The GOP’s stance on the smoking ban appears to be a mixture of both principle and politics, Straayer said.
“For some, it’s probably a genuine concern to limit the reach of government. For others, it’s probably an attempt to seek political advantage by characterizing the Democrats as being interested in excessive government control,” he said.
Republican Sen. Jim Dyer said the proposed ban is also a property rights issue and it should be left up to each restaurant owner to decide whether to outlaw smoking.
“If they’re willing to stand on their convictions, they don’t have to allow smoking,” he said.
Pete Meersman, president and CEO of the restaurant association, said his group has long argued that individual owners should decide whether they want to be smoke free, but the reality is that businesses are losing money as customers leave them for others that don’t have a ban.
“I can make the free market argument all day long, but that argument doesn’t fly with the city councils that have passed local smoking bans,” he said.
Polling by the group shows that support among restaurant owners has grown over the last two years, but Meersman admits it was a difficult decision to back the statewide ban since some members are in cities that would likely never see any restrictions.
The GOP has found a few allies on the smoking ban among the majority Democrats, including Sen. Bob Hagedorn of Aurora. A pipe and cigar smoker, he said he opposes the ban because he thinks voters should decide whether a statewide ban is needed.

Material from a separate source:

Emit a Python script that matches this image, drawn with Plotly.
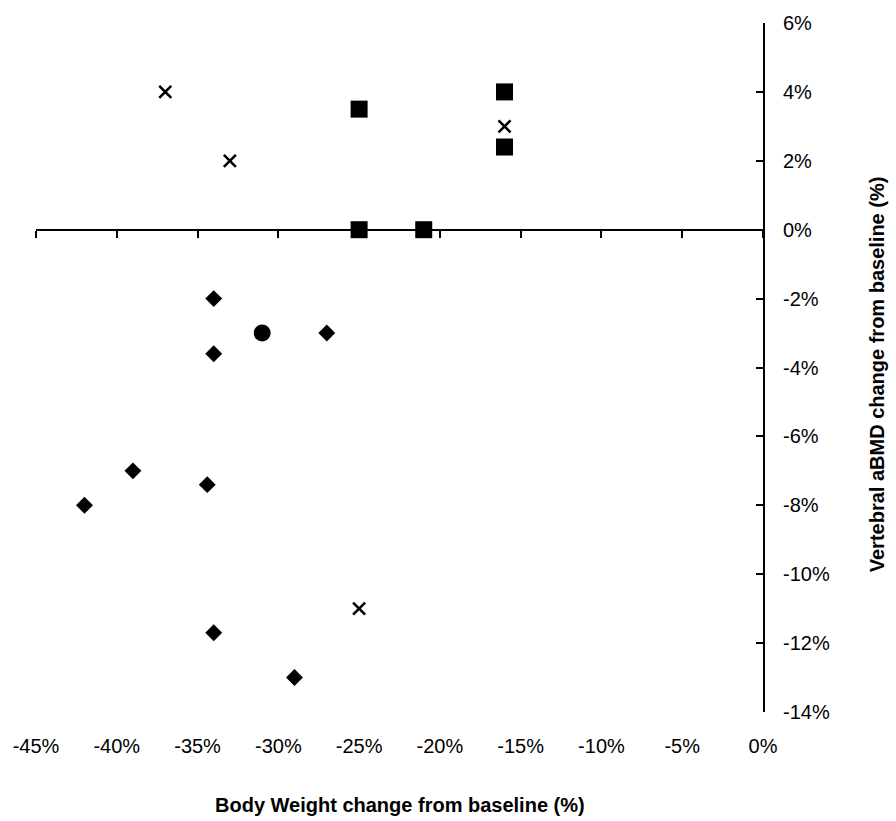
import plotly.graph_objects as go

# Data (percent change from baseline)
cross_x = [-37, -33, -16, -25]
cross_y = [4, 2, 3, -11]
square_x = [-25, -16, -16, -25, -21]
square_y = [3.5, 4, 2.4, 0, 0]
circle_x = [-31]
circle_y = [-3]
diamond_x = [-34, -27, -34, -39, -42, -34.4, -34, -29]
diamond_y = [-2, -3, -3.6, -7, -8, -7.4, -11.7, -13]

x_ticks = list(range(-45, 1, 5))
x_labels = [f"{v}%" for v in x_ticks]
y_ticks = list(range(-14, 7, 2))
y_labels = [f"{v}%" for v in y_ticks]

FONT = "Liberation Sans Narrow, Arial Narrow, Liberation Sans, Arial, sans-serif"

fig = go.Figure()
fig.add_trace(go.Scatter(x=cross_x, y=cross_y, mode="markers",
                         marker=dict(symbol="x-thin", size=12, color="black",
                                     line=dict(width=2.6, color="black")),
                         showlegend=False))
fig.add_trace(go.Scatter(x=square_x, y=square_y, mode="markers",
                         marker=dict(symbol="square", size=17, color="black"),
                         showlegend=False))
fig.add_trace(go.Scatter(x=circle_x, y=circle_y, mode="markers",
                         marker=dict(symbol="circle", size=17, color="black"),
                         showlegend=False))
fig.add_trace(go.Scatter(x=diamond_x, y=diamond_y, mode="markers",
                         marker=dict(symbol="diamond", size=13, color="black"),
                         showlegend=False))
# dummy trace to activate the x-axis drawn at y=0
fig.add_trace(go.Scatter(x=[], y=[], xaxis="x2", yaxis="y", showlegend=False,
                         hoverinfo="skip"))

fig.update_layout(
    width=896, height=821,
    margin=dict(l=36, r=133, t=19, b=109),
    paper_bgcolor="white", plot_bgcolor="white",
    font=dict(family=FONT, size=20, color="black"),
    xaxis=dict(range=[-45, 0], tickvals=x_ticks, ticktext=x_labels,
               showline=False, ticks="", showgrid=False, zeroline=False,
               ticklabelstandoff=20, tickfont=dict(family=FONT, size=20)),
    xaxis2=dict(range=[-45, 0], overlaying="x", anchor="free", position=0.7,
                side="bottom", showline=True, linewidth=2, linecolor="black",
                ticks="outside", ticklen=7, tickwidth=2, tickcolor="black",
                tickvals=x_ticks, showticklabels=False, showgrid=False,
                zeroline=False),
    yaxis=dict(range=[-14, 6], side="right", tickvals=y_ticks, ticktext=y_labels,
               showline=True, linewidth=2, linecolor="black",
               ticks="inside", ticklen=7, tickwidth=2, tickcolor="black",
               showgrid=False, zeroline=False, ticklabelstandoff=14,
               tickfont=dict(family=FONT, size=20)),
    annotations=[
        dict(text="<b>Body Weight change from baseline (%)</b>", xref="paper", yref="paper",
             x=0.5, y=-0.135, xanchor="center", yanchor="middle", showarrow=False,
             font=dict(family=FONT, size=20, color="black")),
        dict(text="<b>Vertebral aBMD change from baseline (%)</b>", xref="paper", yref="paper",
             x=1.158, y=0.49, xanchor="center", yanchor="middle", showarrow=False,
             textangle=-90, font=dict(family=FONT, size=20, color="black")),
    ],
)

fig.write_html("out.html")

However, he said he’s torn because he recognizes the dangers of second-hand smoke. He said he is not sure why Republicans would want to make a united stand against a smoking ban in a state where only 19 percent of people smoke.
“You run the risk of running afoul of that 80 percent who don’t smoke,” he said.
Sen. Brandon Shaffer, D-Longmont, supports the ban and doesn’t think the debate should just be about people’s right to smoke.
“If they want to smoke in their house, their car or in a park away from other people, that’s their right,” he said. “When you’re at work or in a public place, I’m not sure if they do have the right to expose other people to second-hand smoke.”